Retype the stretch of lines that starts at the line containing "Write a Python" and ends at the line containing "y_ticks = [50, 150, 250, 350, 450]", inclusive. Do not include pictures.

**Working data:**
^^^^^^^^

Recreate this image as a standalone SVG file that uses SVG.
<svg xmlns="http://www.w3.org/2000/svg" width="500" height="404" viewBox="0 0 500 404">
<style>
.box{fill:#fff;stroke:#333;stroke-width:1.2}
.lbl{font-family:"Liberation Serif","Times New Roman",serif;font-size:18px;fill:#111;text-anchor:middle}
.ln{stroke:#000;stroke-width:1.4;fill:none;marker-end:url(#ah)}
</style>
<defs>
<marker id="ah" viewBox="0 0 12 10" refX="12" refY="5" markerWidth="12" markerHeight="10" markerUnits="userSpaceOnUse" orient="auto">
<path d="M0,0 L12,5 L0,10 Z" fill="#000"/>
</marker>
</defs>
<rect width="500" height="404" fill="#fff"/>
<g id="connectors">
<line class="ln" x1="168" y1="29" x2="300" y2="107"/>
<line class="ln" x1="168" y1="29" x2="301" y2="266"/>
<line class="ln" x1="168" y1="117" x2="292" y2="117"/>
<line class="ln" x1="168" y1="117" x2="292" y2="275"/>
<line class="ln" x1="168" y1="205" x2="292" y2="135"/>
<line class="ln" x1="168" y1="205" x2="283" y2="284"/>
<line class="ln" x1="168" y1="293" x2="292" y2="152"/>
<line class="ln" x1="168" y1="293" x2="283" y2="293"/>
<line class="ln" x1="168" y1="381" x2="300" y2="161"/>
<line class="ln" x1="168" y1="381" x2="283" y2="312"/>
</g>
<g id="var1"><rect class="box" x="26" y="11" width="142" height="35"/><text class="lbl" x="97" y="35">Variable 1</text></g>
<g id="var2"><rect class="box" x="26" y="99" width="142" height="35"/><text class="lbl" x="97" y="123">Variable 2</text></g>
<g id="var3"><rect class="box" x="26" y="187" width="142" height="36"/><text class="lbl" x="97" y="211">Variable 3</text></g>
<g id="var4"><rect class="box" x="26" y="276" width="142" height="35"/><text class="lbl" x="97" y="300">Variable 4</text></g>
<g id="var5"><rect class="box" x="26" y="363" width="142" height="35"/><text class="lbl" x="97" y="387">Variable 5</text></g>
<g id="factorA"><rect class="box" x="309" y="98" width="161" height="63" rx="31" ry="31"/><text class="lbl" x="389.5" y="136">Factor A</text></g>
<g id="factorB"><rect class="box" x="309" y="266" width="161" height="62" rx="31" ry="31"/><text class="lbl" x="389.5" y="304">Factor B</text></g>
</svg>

^^^^^^^^

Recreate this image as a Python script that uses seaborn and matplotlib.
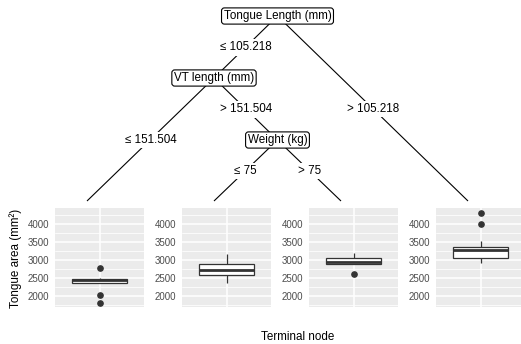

^^^^^^^^

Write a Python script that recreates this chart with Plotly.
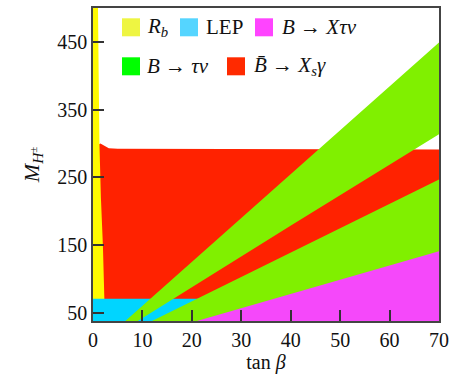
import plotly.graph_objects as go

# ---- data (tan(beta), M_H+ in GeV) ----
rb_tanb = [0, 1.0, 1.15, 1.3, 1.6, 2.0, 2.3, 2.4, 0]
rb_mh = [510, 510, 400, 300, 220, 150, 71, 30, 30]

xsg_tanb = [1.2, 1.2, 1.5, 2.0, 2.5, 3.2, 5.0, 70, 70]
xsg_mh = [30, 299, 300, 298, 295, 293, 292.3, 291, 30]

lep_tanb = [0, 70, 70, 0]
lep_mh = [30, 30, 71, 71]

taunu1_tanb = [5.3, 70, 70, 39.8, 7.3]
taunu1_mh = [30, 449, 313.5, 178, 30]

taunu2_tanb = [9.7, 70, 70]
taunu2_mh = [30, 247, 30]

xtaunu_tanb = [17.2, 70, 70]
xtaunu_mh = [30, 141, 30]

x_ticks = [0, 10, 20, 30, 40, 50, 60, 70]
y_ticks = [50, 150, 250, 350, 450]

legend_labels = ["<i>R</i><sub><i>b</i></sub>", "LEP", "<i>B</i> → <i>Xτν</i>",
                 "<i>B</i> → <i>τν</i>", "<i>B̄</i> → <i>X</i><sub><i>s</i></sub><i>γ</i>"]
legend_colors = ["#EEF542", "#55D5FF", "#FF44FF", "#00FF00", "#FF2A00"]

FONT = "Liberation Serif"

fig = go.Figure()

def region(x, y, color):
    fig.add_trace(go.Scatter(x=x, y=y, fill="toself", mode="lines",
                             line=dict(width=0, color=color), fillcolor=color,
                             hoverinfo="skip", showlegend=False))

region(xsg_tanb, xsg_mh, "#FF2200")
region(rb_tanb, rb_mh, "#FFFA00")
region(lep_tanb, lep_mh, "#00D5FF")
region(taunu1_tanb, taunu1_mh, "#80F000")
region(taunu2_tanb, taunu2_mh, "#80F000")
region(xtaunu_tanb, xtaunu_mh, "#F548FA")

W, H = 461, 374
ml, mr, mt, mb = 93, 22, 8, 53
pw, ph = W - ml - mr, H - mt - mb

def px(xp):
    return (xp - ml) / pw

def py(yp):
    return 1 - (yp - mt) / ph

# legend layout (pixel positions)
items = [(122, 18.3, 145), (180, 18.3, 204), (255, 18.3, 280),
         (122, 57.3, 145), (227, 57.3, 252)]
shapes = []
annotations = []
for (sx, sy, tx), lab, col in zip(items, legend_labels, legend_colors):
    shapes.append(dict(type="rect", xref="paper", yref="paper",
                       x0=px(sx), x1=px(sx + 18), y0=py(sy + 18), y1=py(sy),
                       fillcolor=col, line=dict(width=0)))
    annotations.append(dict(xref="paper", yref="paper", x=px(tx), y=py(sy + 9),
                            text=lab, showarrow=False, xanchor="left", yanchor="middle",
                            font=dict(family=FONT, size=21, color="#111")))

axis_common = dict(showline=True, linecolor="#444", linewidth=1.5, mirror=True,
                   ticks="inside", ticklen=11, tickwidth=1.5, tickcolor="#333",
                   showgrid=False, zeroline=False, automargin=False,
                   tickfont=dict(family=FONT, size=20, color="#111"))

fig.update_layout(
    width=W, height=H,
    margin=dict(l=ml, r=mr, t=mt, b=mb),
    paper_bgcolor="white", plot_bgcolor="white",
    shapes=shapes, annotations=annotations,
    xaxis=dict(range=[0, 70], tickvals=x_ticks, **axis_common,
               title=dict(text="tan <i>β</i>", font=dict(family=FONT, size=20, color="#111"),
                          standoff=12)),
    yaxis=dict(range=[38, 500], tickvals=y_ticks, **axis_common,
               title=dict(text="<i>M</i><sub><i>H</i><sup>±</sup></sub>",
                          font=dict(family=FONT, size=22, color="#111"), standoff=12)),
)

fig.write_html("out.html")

^^^^^^^^

**Solution for this exercise:**
Write a Python script that recreates this chart with Plotly.
import plotly.graph_objects as go

# ---- data (tan(beta), M_H+ in GeV) ----
rb_tanb = [0, 1.0, 1.15, 1.3, 1.6, 2.0, 2.3, 2.4, 0]
rb_mh = [510, 510, 400, 300, 220, 150, 71, 30, 30]

xsg_tanb = [1.2, 1.2, 1.5, 2.0, 2.5, 3.2, 5.0, 70, 70]
xsg_mh = [30, 299, 300, 298, 295, 293, 292.3, 291, 30]

lep_tanb = [0, 70, 70, 0]
lep_mh = [30, 30, 71, 71]

taunu1_tanb = [5.3, 70, 70, 39.8, 7.3]
taunu1_mh = [30, 449, 313.5, 178, 30]

taunu2_tanb = [9.7, 70, 70]
taunu2_mh = [30, 247, 30]

xtaunu_tanb = [17.2, 70, 70]
xtaunu_mh = [30, 141, 30]

x_ticks = [0, 10, 20, 30, 40, 50, 60, 70]
y_ticks = [50, 150, 250, 350, 450]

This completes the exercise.